The U.S. Department of Labor (DOL) recently issued guidance that gives employers more flexibility when designing bonus programs for nonexempt employees. In Opinion Letter FLSA2026-6, the DOL endorsed a bonus structure that allows employers to establish a bonus pool after a performance period has ended while still avoiding the complex overtime recalculations that often accompany nondiscretionary bonuses. For employers seeking to reward employees while maintaining greater control over labor costs, the guidance provides a potentially valuable compliance tool.
Why Bonus Programs Create Overtime Challenges
Under the Fair Labor Standards Act (FLSA), most nondiscretionary bonuses must be included in an employee’s regular rate of pay when calculating overtime. As a result, employers frequently must recalculate overtime earnings and pay additional overtime amounts after bonuses are awarded—a process that can be administratively burdensome, especially when bonuses are earned over several months or an entire year.
Historically, employers could avoid these additional calculations by paying a bonus as a percentage of an employee’s total earnings, including overtime earnings. Because the bonus automatically increased along with overtime pay, the overtime component was considered already included.
The downside? Employers often could not predict the total cost of the program until the performance period ended.
The New Bonus Pool Approach
The DOL has now confirmed that employers may establish a total bonus pool after the performance period concludes and distribute the funds proportionally based on each employee’s share of total earnings. For example, if an employer establishes a $100,000 bonus pool and an employee earned 5% of the total earnings of all eligible participants during the performance period, that employee would receive 5% of the bonus pool.
This approach allows employers to determine the total amount they wish to spend on bonuses after reviewing financial results, rather than committing to an unknown payout amount in advance.
What Employers Need to Know
The DOL emphasized that employers cannot use this structure to avoid overtime obligations. To remain compliant:
- Bonus calculations must be genuinely tied to employee earnings.
- Employers cannot simply assign fixed bonus amounts and retroactively label them as percentage-based bonuses.
- Certain payments that are excluded from the regular rate of pay, such as discretionary bonuses and expense reimbursements, generally cannot be included when calculating bonus percentages.
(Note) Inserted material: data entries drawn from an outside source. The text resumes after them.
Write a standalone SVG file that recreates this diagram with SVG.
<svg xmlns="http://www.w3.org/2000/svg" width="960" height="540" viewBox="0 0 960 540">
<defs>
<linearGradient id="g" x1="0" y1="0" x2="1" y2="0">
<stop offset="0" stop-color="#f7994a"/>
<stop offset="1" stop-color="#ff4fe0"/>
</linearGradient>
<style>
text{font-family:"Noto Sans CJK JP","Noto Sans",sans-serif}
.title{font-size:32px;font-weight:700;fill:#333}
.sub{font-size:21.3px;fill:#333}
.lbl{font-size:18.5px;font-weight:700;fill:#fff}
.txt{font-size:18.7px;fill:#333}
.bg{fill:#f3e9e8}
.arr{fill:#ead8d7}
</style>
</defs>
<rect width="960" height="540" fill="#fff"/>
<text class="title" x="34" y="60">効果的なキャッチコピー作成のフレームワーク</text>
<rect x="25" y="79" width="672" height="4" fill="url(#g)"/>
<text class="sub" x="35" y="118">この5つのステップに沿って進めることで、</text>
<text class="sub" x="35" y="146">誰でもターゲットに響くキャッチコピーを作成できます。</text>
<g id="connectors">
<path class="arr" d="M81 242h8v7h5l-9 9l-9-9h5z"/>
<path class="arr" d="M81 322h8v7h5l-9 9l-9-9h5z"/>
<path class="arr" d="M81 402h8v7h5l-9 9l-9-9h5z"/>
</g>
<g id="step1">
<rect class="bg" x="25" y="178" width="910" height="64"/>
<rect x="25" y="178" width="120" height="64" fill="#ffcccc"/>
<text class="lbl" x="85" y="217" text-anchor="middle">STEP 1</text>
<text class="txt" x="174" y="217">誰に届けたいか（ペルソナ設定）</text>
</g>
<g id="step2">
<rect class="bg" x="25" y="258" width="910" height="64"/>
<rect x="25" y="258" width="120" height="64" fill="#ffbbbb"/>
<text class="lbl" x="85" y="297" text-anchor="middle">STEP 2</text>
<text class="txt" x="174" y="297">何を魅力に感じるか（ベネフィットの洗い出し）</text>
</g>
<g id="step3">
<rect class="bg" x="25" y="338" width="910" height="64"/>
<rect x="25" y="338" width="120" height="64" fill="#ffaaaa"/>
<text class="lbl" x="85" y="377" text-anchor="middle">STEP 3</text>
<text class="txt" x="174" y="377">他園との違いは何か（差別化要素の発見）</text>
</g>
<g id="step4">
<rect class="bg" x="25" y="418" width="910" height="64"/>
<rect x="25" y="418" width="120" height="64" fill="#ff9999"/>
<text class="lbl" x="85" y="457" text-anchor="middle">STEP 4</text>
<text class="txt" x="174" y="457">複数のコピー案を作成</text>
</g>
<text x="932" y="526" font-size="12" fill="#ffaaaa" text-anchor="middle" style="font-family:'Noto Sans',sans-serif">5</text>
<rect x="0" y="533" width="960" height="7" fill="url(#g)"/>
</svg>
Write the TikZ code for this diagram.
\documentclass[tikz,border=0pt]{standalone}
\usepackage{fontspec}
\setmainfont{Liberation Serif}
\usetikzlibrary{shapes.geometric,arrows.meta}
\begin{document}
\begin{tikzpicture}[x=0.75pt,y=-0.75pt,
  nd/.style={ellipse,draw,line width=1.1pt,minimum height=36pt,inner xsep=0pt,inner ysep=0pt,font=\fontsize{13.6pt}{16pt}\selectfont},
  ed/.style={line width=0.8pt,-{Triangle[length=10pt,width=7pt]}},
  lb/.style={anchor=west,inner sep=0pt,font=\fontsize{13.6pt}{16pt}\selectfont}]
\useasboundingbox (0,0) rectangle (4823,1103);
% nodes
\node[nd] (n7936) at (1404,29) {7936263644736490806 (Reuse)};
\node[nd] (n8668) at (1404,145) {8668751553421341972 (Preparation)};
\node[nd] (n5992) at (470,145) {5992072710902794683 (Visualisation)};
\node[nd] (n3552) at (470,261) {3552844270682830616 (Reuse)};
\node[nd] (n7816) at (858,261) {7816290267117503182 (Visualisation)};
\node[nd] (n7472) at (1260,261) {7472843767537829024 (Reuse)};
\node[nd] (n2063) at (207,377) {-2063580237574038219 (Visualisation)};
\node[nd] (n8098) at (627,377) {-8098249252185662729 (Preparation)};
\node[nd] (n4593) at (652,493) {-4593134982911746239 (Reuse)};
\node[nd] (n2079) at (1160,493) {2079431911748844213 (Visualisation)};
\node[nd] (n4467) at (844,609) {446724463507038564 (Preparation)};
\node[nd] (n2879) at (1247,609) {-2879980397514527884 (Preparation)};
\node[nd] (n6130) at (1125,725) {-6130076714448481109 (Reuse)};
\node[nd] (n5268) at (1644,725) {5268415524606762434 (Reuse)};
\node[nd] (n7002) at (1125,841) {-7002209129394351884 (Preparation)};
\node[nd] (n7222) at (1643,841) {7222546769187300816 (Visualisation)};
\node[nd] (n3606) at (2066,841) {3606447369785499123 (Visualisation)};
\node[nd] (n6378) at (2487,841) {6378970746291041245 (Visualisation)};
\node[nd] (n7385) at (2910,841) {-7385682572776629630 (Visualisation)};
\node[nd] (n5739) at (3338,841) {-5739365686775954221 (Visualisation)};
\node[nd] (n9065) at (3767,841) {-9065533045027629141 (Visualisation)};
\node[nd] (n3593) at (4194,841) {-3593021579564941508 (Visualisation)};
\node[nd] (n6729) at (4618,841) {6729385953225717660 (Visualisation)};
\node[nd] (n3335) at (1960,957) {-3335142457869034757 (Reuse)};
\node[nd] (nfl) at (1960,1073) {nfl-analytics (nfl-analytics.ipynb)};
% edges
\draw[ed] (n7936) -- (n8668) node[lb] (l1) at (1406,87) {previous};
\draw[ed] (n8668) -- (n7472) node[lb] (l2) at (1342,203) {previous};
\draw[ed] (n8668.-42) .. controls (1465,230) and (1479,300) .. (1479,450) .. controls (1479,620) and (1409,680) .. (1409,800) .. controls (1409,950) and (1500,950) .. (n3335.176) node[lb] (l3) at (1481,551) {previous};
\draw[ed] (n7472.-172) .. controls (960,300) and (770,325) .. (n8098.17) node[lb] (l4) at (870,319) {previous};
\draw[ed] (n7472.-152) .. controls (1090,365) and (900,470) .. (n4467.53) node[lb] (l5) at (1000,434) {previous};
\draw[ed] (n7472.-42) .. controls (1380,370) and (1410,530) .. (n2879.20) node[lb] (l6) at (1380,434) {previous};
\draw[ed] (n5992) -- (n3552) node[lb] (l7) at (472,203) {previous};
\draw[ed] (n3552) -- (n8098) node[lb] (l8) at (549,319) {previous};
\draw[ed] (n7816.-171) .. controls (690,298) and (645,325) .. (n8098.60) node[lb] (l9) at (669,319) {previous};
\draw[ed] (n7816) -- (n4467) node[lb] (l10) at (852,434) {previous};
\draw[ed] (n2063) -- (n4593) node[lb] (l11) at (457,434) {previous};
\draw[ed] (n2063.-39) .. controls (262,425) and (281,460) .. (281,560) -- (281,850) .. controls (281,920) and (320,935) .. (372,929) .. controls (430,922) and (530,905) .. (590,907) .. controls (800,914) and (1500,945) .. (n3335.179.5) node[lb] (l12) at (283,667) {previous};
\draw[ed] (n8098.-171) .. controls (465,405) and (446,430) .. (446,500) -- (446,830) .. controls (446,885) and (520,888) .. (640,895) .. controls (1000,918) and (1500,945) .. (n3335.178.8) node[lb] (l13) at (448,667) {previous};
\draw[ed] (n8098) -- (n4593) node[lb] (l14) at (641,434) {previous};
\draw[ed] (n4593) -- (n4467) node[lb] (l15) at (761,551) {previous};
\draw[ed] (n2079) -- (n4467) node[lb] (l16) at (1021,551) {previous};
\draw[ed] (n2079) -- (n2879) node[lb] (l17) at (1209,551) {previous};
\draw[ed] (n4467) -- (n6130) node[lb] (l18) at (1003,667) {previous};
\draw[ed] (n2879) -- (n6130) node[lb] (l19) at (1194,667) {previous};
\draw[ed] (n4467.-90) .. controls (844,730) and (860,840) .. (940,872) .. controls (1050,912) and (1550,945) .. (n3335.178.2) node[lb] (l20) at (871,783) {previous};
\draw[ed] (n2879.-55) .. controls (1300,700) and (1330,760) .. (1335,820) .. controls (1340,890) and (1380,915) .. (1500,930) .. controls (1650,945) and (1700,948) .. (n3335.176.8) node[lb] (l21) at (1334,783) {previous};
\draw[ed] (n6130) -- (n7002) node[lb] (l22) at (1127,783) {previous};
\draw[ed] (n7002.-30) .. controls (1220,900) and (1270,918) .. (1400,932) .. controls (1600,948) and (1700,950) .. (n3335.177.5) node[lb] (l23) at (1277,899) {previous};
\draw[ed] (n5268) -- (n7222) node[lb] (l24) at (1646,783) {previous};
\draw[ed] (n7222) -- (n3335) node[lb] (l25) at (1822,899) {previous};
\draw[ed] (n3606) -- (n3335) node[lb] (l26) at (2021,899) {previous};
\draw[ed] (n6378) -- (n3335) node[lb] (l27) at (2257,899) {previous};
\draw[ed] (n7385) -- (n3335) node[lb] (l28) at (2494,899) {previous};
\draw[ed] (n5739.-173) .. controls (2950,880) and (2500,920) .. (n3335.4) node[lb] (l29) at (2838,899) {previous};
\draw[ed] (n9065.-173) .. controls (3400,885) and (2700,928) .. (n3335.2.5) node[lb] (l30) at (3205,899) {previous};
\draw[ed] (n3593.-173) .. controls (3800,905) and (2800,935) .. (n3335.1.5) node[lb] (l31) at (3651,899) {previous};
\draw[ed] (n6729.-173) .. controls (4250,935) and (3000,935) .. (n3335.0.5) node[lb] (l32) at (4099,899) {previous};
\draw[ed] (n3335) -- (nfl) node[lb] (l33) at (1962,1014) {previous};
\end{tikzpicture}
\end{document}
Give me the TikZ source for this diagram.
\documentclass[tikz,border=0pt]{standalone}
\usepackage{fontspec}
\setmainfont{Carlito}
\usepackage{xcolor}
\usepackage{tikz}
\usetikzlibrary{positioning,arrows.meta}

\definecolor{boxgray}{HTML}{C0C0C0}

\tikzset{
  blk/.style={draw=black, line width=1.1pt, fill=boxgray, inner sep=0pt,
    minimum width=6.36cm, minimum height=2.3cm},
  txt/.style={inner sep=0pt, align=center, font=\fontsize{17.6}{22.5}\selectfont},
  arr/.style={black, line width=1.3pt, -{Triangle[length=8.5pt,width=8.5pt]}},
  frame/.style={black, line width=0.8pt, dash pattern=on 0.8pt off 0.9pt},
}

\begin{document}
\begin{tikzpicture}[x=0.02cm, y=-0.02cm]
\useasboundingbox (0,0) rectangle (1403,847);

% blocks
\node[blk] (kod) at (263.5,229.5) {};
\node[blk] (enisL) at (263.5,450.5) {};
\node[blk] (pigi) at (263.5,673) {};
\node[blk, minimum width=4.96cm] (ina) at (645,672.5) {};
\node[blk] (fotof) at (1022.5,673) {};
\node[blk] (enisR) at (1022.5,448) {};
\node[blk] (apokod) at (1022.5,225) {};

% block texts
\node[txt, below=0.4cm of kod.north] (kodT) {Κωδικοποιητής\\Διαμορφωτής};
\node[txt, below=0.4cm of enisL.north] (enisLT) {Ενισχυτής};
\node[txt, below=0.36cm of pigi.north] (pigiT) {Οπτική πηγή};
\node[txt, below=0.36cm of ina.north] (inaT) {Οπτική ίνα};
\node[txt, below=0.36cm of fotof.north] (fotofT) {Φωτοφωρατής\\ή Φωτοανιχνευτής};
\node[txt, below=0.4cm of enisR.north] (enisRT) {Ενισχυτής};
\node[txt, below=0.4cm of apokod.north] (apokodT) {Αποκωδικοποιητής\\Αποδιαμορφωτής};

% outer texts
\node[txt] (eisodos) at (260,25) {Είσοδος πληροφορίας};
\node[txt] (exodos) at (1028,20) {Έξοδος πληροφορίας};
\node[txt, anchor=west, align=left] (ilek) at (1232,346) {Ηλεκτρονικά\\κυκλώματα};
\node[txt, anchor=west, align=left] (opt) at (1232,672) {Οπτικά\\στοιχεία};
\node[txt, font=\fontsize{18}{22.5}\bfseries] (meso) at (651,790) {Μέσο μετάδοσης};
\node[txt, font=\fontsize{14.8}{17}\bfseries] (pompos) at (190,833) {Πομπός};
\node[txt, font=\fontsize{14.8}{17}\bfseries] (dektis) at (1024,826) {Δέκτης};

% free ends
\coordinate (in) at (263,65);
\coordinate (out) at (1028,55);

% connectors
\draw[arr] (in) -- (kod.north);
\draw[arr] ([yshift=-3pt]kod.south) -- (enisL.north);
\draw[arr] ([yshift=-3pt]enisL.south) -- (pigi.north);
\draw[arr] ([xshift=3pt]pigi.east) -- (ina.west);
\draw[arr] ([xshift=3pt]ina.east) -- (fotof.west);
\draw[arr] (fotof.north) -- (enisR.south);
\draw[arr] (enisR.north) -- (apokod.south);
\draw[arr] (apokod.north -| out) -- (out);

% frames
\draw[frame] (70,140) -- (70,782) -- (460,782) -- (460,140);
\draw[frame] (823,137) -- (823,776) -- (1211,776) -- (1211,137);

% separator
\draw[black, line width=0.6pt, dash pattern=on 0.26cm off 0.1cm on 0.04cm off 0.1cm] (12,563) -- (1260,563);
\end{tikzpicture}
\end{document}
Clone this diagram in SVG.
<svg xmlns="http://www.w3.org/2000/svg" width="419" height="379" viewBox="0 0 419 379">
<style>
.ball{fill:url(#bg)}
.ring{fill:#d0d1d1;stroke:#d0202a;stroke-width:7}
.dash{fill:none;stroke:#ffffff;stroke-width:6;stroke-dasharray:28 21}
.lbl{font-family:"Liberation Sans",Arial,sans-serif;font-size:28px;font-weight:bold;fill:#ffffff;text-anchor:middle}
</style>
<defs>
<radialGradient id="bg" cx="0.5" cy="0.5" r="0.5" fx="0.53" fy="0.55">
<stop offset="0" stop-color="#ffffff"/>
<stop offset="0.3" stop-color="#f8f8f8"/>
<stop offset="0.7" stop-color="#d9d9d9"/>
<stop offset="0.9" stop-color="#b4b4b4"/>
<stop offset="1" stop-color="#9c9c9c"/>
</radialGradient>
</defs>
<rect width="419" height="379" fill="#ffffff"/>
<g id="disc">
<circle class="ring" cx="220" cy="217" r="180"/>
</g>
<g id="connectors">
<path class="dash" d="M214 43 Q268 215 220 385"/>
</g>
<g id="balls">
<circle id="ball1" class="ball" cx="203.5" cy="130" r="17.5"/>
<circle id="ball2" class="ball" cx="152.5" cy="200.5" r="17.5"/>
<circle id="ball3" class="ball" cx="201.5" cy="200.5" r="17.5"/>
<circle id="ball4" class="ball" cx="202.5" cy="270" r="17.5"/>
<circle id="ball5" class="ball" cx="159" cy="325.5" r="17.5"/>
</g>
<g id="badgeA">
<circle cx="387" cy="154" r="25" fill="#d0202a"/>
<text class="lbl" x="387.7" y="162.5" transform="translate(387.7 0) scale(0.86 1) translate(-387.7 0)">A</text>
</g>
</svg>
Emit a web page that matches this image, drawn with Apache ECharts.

- Bonus plans should be carefully structured and documented before implementation.
Forework Takeaway
This guidance provides employers with a valuable opportunity to balance employee incentives with budget certainty. However, bonus structures involving nonexempt employees remain one of the most common areas for wage-and-hour mistakes. Employers should review existing bonus programs to ensure they comply with both federal and state overtime requirements before implementing any new compensation strategy.